Question
What does it mean that cultural resistance to change?
Quick Answer
Existing culture actively resists change through specific, predictable mechanisms: social pressure to conform, institutional inertia in systems and processes, identity threat in individuals whose status depends on the old culture, and narrative defense that reframes change efforts as threats..
Existing culture actively resists change through specific, predictable mechanisms: social pressure to conform, institutional inertia in systems and processes, identity threat in individuals whose status depends on the old culture, and narrative defense that reframes change efforts as threats. Cultural resistance is not irrational — it is the immune system of a stable social order, protecting the organization from disruption. The challenge is distinguishing between resistance that protects genuine organizational strengths and resistance that preserves dysfunction.

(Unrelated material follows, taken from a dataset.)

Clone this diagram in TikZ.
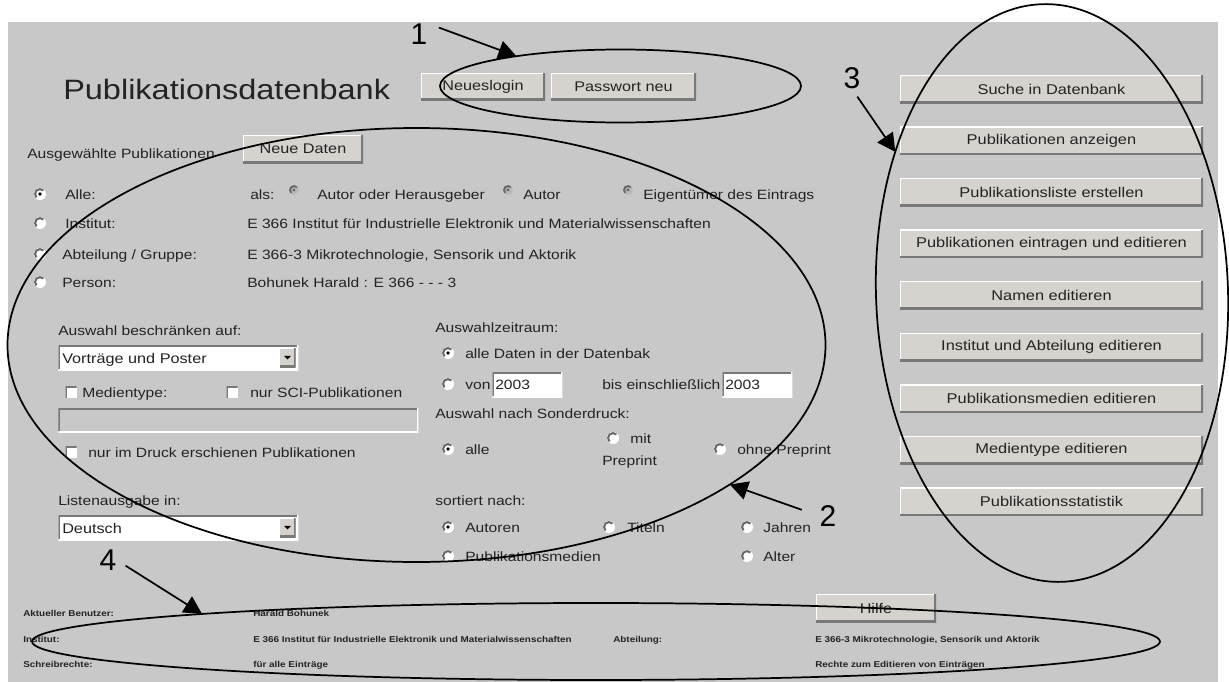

Example: A logistics company, RouteWise, attempted to shift from a command-and-control culture to a culture of distributed decision-making. The CEO, Tatiana, redesigned the decision-making framework, giving regional managers authority to make pricing decisions that previously required headquarters approval. The resistance was immediate and multi-layered. Social pressure: when a regional manager, Omar, made his first independent pricing decision, his peers questioned him informally — 'Did you really just decide that without checking with corporate?' — subtly signaling that the new authority was socially risky. Institutional inertia: the pricing system still required a headquarters approval code, meaning Omar had to call headquarters anyway to get the code, undermining the autonomy the new framework was supposed to provide. Identity threat: the VP of Pricing, whose role had been built around centralizing pricing authority, began finding reasons to question every regional pricing decision — not because the decisions were wrong but because the distributed model threatened his organizational relevance. Narrative defense: senior leaders began telling stories about the time a regional manager had made a catastrophic pricing error ten years ago — a story that had not been told in years but suddenly became frequently cited as evidence that distributed pricing was dangerous. Each resistance mechanism had to be addressed individually: peer norms through visible leadership support, system inertia through technical changes, identity threat through role redesign, and narrative defense through counter-narratives about successful distributed decisions.
Try this: Think of a recent change initiative in your organization that encountered resistance. Map the resistance across four categories: (1) Social pressure — Did peers discourage the new behavior through informal signals? (2) Institutional inertia — Did existing systems, processes, or tools make the new behavior difficult or impossible? (3) Identity threat — Did specific individuals resist because the change threatened their role, status, or expertise? (4) Narrative defense — Did stories or cautionary tales emerge that framed the change as dangerous? For each category where resistance was present, design a specific countermeasure: social legitimization (making the new behavior socially safe), system alignment (updating the technical and process infrastructure), role evolution (giving threatened individuals a meaningful role in the new model), and counter-narrative (stories that demonstrate the new approach working).